[Supplied data start]
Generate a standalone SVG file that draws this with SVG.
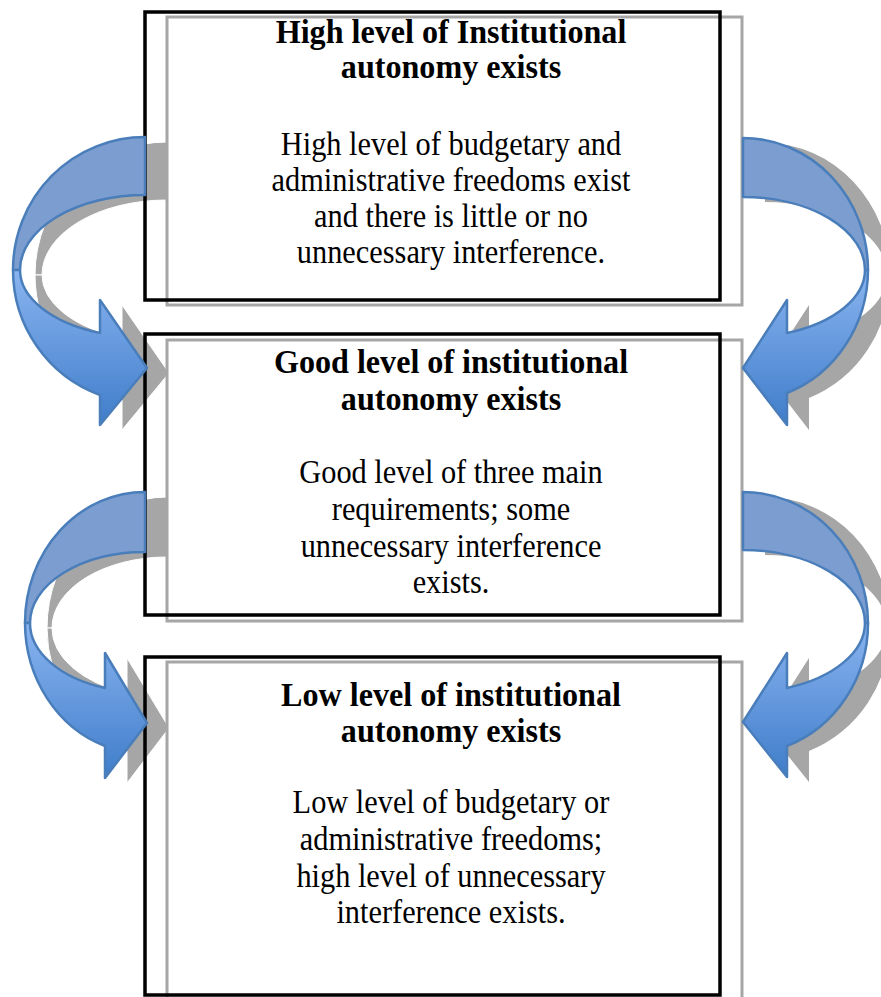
<svg xmlns="http://www.w3.org/2000/svg" xmlns:xlink="http://www.w3.org/1999/xlink" width="881" height="997" viewBox="0 0 881 997">
  <style>
    .box { fill: none; stroke: #000; stroke-width: 3.5; }
    .boxShadow { fill: none; stroke: #a6a6a6; stroke-width: 3; }
    .title { font-family: "Liberation Serif", "Times New Roman", serif; font-size: 34px; font-weight: bold; text-anchor: middle; fill: #000; }
    .body { font-family: "Liberation Serif", "Times New Roman", serif; font-size: 33px; text-anchor: middle; fill: #000; }
    .back { fill: #7c9dcf; stroke: #4a7ebb; stroke-width: 2.5; stroke-linejoin: round; }
    .front { fill: url(#frontGrad); stroke: #4a7ebb; stroke-width: 2.5; stroke-linejoin: round; }
    .shadowL { fill: #a6a6a6; stroke: #fff; stroke-width: 1; }
    .shadowR { fill: #a6a6a6; stroke: none; }
  </style>
  <defs>
    <linearGradient id="frontGrad" x1="0" y1="0" x2="0" y2="1">
      <stop offset="0" stop-color="#8ab4f0"/>
      <stop offset="1" stop-color="#3f7dca"/>
    </linearGradient>
    <!-- curved arrows: back band + front band with head -->
    <path id="l1b" d="M145,137 A132,133 0 0 0 13,270 L20,270 A125,75 0 0 1 145,195 Z"/>
    <path id="l1f" d="M13,270 A132,133 0 0 0 100,395 L100,425 L147,368 L100,300 L100,333 A125,67.5 0 0 1 20,270 Z"/>
    <path id="l2b" d="M145,492 A120,131 0 0 0 25,623 L30,623 A115,71 0 0 1 145,552 Z"/>
    <path id="l2f" d="M25,623 A120,131 0 0 0 105,746 L105,778 L147,723 L105,653 L105,688 A115,69 0 0 1 30,623 Z"/>
    <path id="r1b" d="M743,138 A125,132 0 0 1 868,270 L865,270 A122,73 0 0 0 743,197 Z"/>
    <path id="r1f" d="M868,270 A125,132 0 0 1 787,393 L787,425 L743,368 L787,300 L787,333 A122,67.5 0 0 0 865,270 Z"/>
    <path id="r2b" d="M743,492 A125,131 0 0 1 868,623 L865,623 A122,73 0 0 0 743,550 Z"/>
    <path id="r2f" d="M868,623 A125,131 0 0 1 787,746 L787,777 L743,722 L787,653 L787,688 A122,69.7 0 0 0 865,623 Z"/>
  </defs>

  <!-- arrow shadows -->
  <g id="arrow-shadows" transform="translate(22,5)">
    <use xlink:href="#l1b" class="shadowL"/>
    <use xlink:href="#l1f" class="shadowL"/>
    <use xlink:href="#l2b" class="shadowL"/>
    <use xlink:href="#l2f" class="shadowL"/>
    <use xlink:href="#r1b" class="shadowR"/>
    <use xlink:href="#r1f" class="shadowR"/>
    <use xlink:href="#r2b" class="shadowR"/>
    <use xlink:href="#r2f" class="shadowR"/>
  </g>

  <g id="node-high">
    <rect class="boxShadow" x="167" y="17" width="575" height="288"/>
    <rect class="box" x="145" y="12" width="575" height="288"/>
    <g transform="translate(451,0) scale(0.945,1)">
      <text class="title" x="0" y="43">High level of Institutional</text>
      <text class="title" x="0" y="78">autonomy exists</text>
    </g>
    <g transform="translate(451,0) scale(0.92,1)">
      <text class="body" x="0" y="155">High level of budgetary and</text>
      <text class="body" x="0" y="191">administrative freedoms exist</text>
      <text class="body" x="0" y="227">and there is little or no</text>
      <text class="body" x="0" y="263">unnecessary interference.</text>
    </g>
  </g>

  <g id="node-good">
    <rect class="boxShadow" x="167" y="340" width="575" height="281"/>
    <rect class="box" x="145" y="334" width="575" height="281"/>
    <g transform="translate(451,0) scale(0.945,1)">
      <text class="title" x="0" y="373">Good level of institutional</text>
      <text class="title" x="0" y="410">autonomy exists</text>
    </g>
    <g transform="translate(451,0) scale(0.92,1)">
      <text class="body" x="0" y="483">Good level of three main</text>
      <text class="body" x="0" y="520">requirements; some</text>
      <text class="body" x="0" y="557">unnecessary interference</text>
      <text class="body" x="0" y="593">exists.</text>
    </g>
  </g>

  <g id="node-low">
    <rect class="boxShadow" x="167" y="662" width="575" height="345"/>
    <rect class="box" x="145" y="657" width="575" height="338"/>
    <g transform="translate(451,0) scale(0.945,1)">
      <text class="title" x="0" y="706">Low level of institutional</text>
      <text class="title" x="0" y="742">autonomy exists</text>
    </g>
    <g transform="translate(451,0) scale(0.92,1)">
      <text class="body" x="0" y="813">Low level of budgetary or</text>
      <text class="body" x="0" y="850">administrative freedoms;</text>
      <text class="body" x="0" y="887">high level of unnecessary</text>
      <text class="body" x="0" y="923">interference exists.</text>
    </g>
  </g>

  <!-- curved connectors -->
  <g id="connectors">
    <use xlink:href="#l1b" class="back"/>
    <use xlink:href="#l1f" class="front"/>
    <use xlink:href="#l2b" class="back"/>
    <use xlink:href="#l2f" class="front"/>
    <use xlink:href="#r1b" class="back"/>
    <use xlink:href="#r1f" class="front"/>
    <use xlink:href="#r2b" class="back"/>
    <use xlink:href="#r2f" class="front"/>
  </g>
</svg>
[Supplied data end]
The problem
Transcribe the material exactly, leaving every picture out.

Answer to this exercise
Generate a standalone SVG file that draws this with SVG.
<svg xmlns="http://www.w3.org/2000/svg" xmlns:xlink="http://www.w3.org/1999/xlink" width="881" height="997" viewBox="0 0 881 997">
  <style>
    .box { fill: none; stroke: #000; stroke-width: 3.5; }
    .boxShadow { fill: none; stroke: #a6a6a6; stroke-width: 3; }
    .title { font-family: "Liberation Serif", "Times New Roman", serif; font-size: 34px; font-weight: bold; text-anchor: middle; fill: #000; }
    .body { font-family: "Liberation Serif", "Times New Roman", serif; font-size: 33px; text-anchor: middle; fill: #000; }
    .back { fill: #7c9dcf; stroke: #4a7ebb; stroke-width: 2.5; stroke-linejoin: round; }
    .front { fill: url(#frontGrad); stroke: #4a7ebb; stroke-width: 2.5; stroke-linejoin: round; }
    .shadowL { fill: #a6a6a6; stroke: #fff; stroke-width: 1; }
    .shadowR { fill: #a6a6a6; stroke: none; }
  </style>
  <defs>
    <linearGradient id="frontGrad" x1="0" y1="0" x2="0" y2="1">
      <stop offset="0" stop-color="#8ab4f0"/>
      <stop offset="1" stop-color="#3f7dca"/>
    </linearGradient>
    <!-- curved arrows: back band + front band with head -->
    <path id="l1b" d="M145,137 A132,133 0 0 0 13,270 L20,270 A125,75 0 0 1 145,195 Z"/>
    <path id="l1f" d="M13,270 A132,133 0 0 0 100,395 L100,425 L147,368 L100,300 L100,333 A125,67.5 0 0 1 20,270 Z"/>
    <path id="l2b" d="M145,492 A120,131 0 0 0 25,623 L30,623 A115,71 0 0 1 145,552 Z"/>
    <path id="l2f" d="M25,623 A120,131 0 0 0 105,746 L105,778 L147,723 L105,653 L105,688 A115,69 0 0 1 30,623 Z"/>
    <path id="r1b" d="M743,138 A125,132 0 0 1 868,270 L865,270 A122,73 0 0 0 743,197 Z"/>
    <path id="r1f" d="M868,270 A125,132 0 0 1 787,393 L787,425 L743,368 L787,300 L787,333 A122,67.5 0 0 0 865,270 Z"/>
    <path id="r2b" d="M743,492 A125,131 0 0 1 868,623 L865,623 A122,73 0 0 0 743,550 Z"/>
    <path id="r2f" d="M868,623 A125,131 0 0 1 787,746 L787,777 L743,722 L787,653 L787,688 A122,69.7 0 0 0 865,623 Z"/>
  </defs>

  <!-- arrow shadows -->
  <g id="arrow-shadows" transform="translate(22,5)">
    <use xlink:href="#l1b" class="shadowL"/>
    <use xlink:href="#l1f" class="shadowL"/>
    <use xlink:href="#l2b" class="shadowL"/>
    <use xlink:href="#l2f" class="shadowL"/>
    <use xlink:href="#r1b" class="shadowR"/>
    <use xlink:href="#r1f" class="shadowR"/>
    <use xlink:href="#r2b" class="shadowR"/>
    <use xlink:href="#r2f" class="shadowR"/>
  </g>

  <g id="node-high">
    <rect class="boxShadow" x="167" y="17" width="575" height="288"/>
    <rect class="box" x="145" y="12" width="575" height="288"/>
    <g transform="translate(451,0) scale(0.945,1)">
      <text class="title" x="0" y="43">High level of Institutional</text>
      <text class="title" x="0" y="78">autonomy exists</text>
    </g>
    <g transform="translate(451,0) scale(0.92,1)">
      <text class="body" x="0" y="155">High level of budgetary and</text>
      <text class="body" x="0" y="191">administrative freedoms exist</text>
      <text class="body" x="0" y="227">and there is little or no</text>
      <text class="body" x="0" y="263">unnecessary interference.</text>
    </g>
  </g>

  <g id="node-good">
    <rect class="boxShadow" x="167" y="340" width="575" height="281"/>
    <rect class="box" x="145" y="334" width="575" height="281"/>
    <g transform="translate(451,0) scale(0.945,1)">
      <text class="title" x="0" y="373">Good level of institutional</text>
      <text class="title" x="0" y="410">autonomy exists</text>
    </g>
    <g transform="translate(451,0) scale(0.92,1)">
      <text class="body" x="0" y="483">Good level of three main</text>
      <text class="body" x="0" y="520">requirements; some</text>
      <text class="body" x="0" y="557">unnecessary interference</text>
      <text class="body" x="0" y="593">exists.</text>
    </g>
  </g>

  <g id="node-low">
    <rect class="boxShadow" x="167" y="662" width="575" height="345"/>
    <rect class="box" x="145" y="657" width="575" height="338"/>
    <g transform="translate(451,0) scale(0.945,1)">
      <text class="title" x="0" y="706">Low level of institutional</text>
      <text class="title" x="0" y="742">autonomy exists</text>
    </g>
    <g transform="translate(451,0) scale(0.92,1)">
      <text class="body" x="0" y="813">Low level of budgetary or</text>
      <text class="body" x="0" y="850">administrative freedoms;</text>
      <text class="body" x="0" y="887">high level of unnecessary</text>
      <text class="body" x="0" y="923">interference exists.</text>
    </g>
  </g>

  <!-- curved connectors -->
  <g id="connectors">
    <use xlink:href="#l1b" class="back"/>
    <use xlink:href="#l1f" class="front"/>
    <use xlink:href="#l2b" class="back"/>
    <use xlink:href="#l2f" class="front"/>
    <use xlink:href="#r1b" class="back"/>
    <use xlink:href="#r1f" class="front"/>
    <use xlink:href="#r2b" class="back"/>
    <use xlink:href="#r2f" class="front"/>
  </g>
</svg>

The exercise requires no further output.